### What to do
Pictures should be excluded; otherwise, copy every entry exactly.

# # # # #

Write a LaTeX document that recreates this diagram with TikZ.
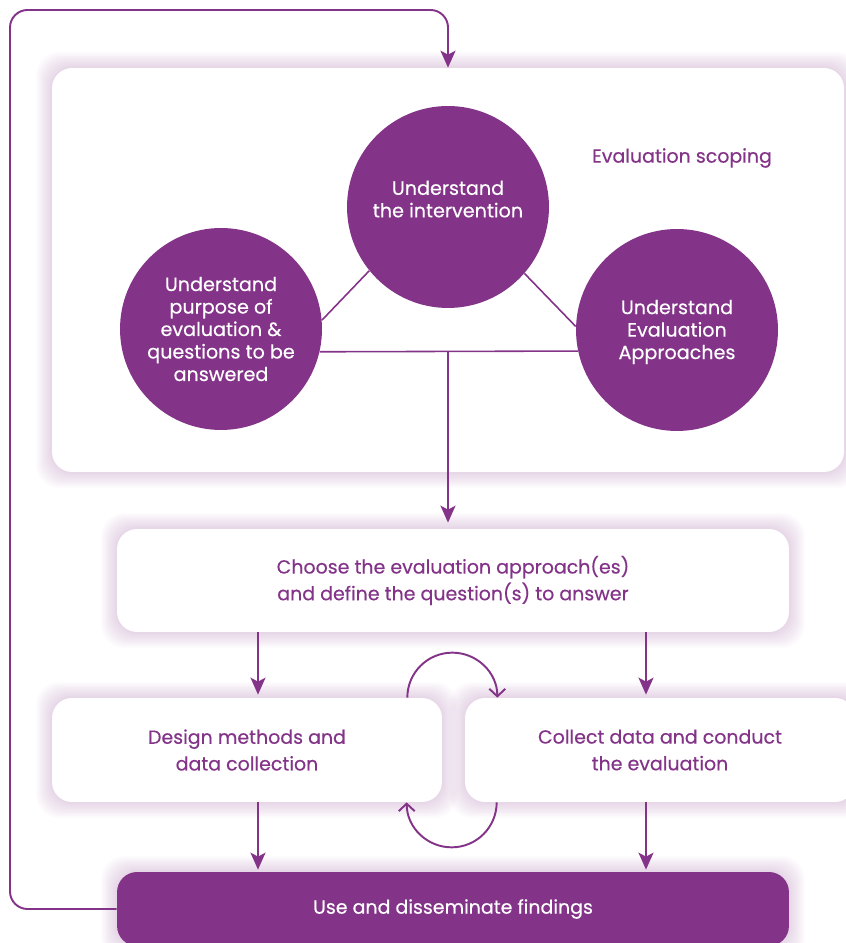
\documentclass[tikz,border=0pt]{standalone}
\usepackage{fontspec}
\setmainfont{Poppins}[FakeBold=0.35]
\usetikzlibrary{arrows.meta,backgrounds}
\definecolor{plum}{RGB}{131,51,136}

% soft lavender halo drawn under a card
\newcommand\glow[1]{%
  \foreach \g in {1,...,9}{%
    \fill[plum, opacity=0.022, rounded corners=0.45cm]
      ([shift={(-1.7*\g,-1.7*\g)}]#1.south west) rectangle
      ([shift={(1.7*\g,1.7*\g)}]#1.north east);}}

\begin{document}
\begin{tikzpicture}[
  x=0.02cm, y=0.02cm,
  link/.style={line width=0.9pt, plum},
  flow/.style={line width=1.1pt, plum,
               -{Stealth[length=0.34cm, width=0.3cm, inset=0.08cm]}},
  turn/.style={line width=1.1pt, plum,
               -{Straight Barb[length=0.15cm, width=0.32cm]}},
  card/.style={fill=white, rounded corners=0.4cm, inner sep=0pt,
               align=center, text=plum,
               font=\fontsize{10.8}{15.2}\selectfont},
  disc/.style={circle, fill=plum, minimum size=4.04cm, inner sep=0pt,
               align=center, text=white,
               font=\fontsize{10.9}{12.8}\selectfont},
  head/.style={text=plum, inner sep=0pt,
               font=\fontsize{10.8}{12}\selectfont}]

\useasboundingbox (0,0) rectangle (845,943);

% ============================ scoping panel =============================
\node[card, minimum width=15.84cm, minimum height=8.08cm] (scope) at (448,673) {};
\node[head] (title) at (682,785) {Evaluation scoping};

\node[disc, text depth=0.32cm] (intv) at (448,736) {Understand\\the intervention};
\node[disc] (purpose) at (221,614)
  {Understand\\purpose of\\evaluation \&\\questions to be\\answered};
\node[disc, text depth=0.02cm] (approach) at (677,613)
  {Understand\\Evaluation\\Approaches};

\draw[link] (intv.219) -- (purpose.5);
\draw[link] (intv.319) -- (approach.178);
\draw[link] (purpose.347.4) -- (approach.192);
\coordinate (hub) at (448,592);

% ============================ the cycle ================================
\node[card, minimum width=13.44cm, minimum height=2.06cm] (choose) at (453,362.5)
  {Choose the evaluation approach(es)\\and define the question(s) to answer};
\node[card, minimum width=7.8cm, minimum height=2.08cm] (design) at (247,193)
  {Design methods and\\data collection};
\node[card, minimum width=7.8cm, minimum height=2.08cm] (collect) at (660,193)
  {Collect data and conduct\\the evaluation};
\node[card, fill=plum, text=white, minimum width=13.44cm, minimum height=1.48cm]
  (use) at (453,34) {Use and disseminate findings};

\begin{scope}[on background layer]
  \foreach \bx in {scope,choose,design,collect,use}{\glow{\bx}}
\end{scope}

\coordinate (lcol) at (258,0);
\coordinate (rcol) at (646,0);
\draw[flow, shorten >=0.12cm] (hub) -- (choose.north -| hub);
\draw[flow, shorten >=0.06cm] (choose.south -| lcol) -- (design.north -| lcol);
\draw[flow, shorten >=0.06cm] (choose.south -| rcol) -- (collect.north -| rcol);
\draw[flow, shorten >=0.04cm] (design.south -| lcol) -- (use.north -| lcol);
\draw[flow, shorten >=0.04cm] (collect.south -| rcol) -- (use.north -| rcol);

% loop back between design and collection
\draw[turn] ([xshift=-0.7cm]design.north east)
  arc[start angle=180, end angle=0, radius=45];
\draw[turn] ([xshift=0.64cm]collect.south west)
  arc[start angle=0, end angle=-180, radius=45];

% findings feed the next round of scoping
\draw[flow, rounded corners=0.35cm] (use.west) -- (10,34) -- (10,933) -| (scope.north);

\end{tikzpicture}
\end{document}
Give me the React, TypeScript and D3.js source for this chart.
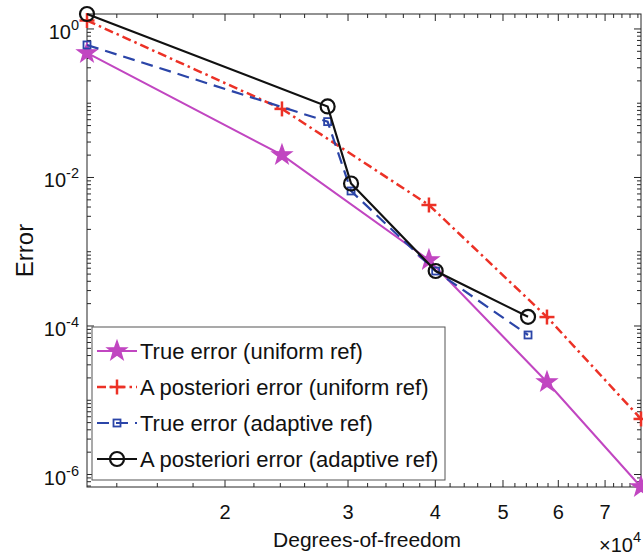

# # # # #

### Written reply
Write a LaTeX document that recreates this diagram with TikZ.
\documentclass[tikz,border=0pt]{standalone}
\usepackage{fontspec}
\setmainfont{Poppins}[FakeBold=0.35]
\usetikzlibrary{arrows.meta,backgrounds}
\definecolor{plum}{RGB}{131,51,136}

% soft lavender halo drawn under a card
\newcommand\glow[1]{%
  \foreach \g in {1,...,9}{%
    \fill[plum, opacity=0.022, rounded corners=0.45cm]
      ([shift={(-1.7*\g,-1.7*\g)}]#1.south west) rectangle
      ([shift={(1.7*\g,1.7*\g)}]#1.north east);}}

\begin{document}
\begin{tikzpicture}[
  x=0.02cm, y=0.02cm,
  link/.style={line width=0.9pt, plum},
  flow/.style={line width=1.1pt, plum,
               -{Stealth[length=0.34cm, width=0.3cm, inset=0.08cm]}},
  turn/.style={line width=1.1pt, plum,
               -{Straight Barb[length=0.15cm, width=0.32cm]}},
  card/.style={fill=white, rounded corners=0.4cm, inner sep=0pt,
               align=center, text=plum,
               font=\fontsize{10.8}{15.2}\selectfont},
  disc/.style={circle, fill=plum, minimum size=4.04cm, inner sep=0pt,
               align=center, text=white,
               font=\fontsize{10.9}{12.8}\selectfont},
  head/.style={text=plum, inner sep=0pt,
               font=\fontsize{10.8}{12}\selectfont}]

\useasboundingbox (0,0) rectangle (845,943);

% ============================ scoping panel =============================
\node[card, minimum width=15.84cm, minimum height=8.08cm] (scope) at (448,673) {};
\node[head] (title) at (682,785) {Evaluation scoping};

\node[disc, text depth=0.32cm] (intv) at (448,736) {Understand\\the intervention};
\node[disc] (purpose) at (221,614)
  {Understand\\purpose of\\evaluation \&\\questions to be\\answered};
\node[disc, text depth=0.02cm] (approach) at (677,613)
  {Understand\\Evaluation\\Approaches};

\draw[link] (intv.219) -- (purpose.5);
\draw[link] (intv.319) -- (approach.178);
\draw[link] (purpose.347.4) -- (approach.192);
\coordinate (hub) at (448,592);

% ============================ the cycle ================================
\node[card, minimum width=13.44cm, minimum height=2.06cm] (choose) at (453,362.5)
  {Choose the evaluation approach(es)\\and define the question(s) to answer};
\node[card, minimum width=7.8cm, minimum height=2.08cm] (design) at (247,193)
  {Design methods and\\data collection};
\node[card, minimum width=7.8cm, minimum height=2.08cm] (collect) at (660,193)
  {Collect data and conduct\\the evaluation};
\node[card, fill=plum, text=white, minimum width=13.44cm, minimum height=1.48cm]
  (use) at (453,34) {Use and disseminate findings};

\begin{scope}[on background layer]
  \foreach \bx in {scope,choose,design,collect,use}{\glow{\bx}}
\end{scope}

\coordinate (lcol) at (258,0);
\coordinate (rcol) at (646,0);
\draw[flow, shorten >=0.12cm] (hub) -- (choose.north -| hub);
\draw[flow, shorten >=0.06cm] (choose.south -| lcol) -- (design.north -| lcol);
\draw[flow, shorten >=0.06cm] (choose.south -| rcol) -- (collect.north -| rcol);
\draw[flow, shorten >=0.04cm] (design.south -| lcol) -- (use.north -| lcol);
\draw[flow, shorten >=0.04cm] (collect.south -| rcol) -- (use.north -| rcol);

% loop back between design and collection
\draw[turn] ([xshift=-0.7cm]design.north east)
  arc[start angle=180, end angle=0, radius=45];
\draw[turn] ([xshift=0.64cm]collect.south west)
  arc[start angle=0, end angle=-180, radius=45];

% findings feed the next round of scoping
\draw[flow, rounded corners=0.35cm] (use.west) -- (10,34) -- (10,933) -| (scope.north);

\end{tikzpicture}
\end{document}
Give me the React, TypeScript and D3.js source for this chart.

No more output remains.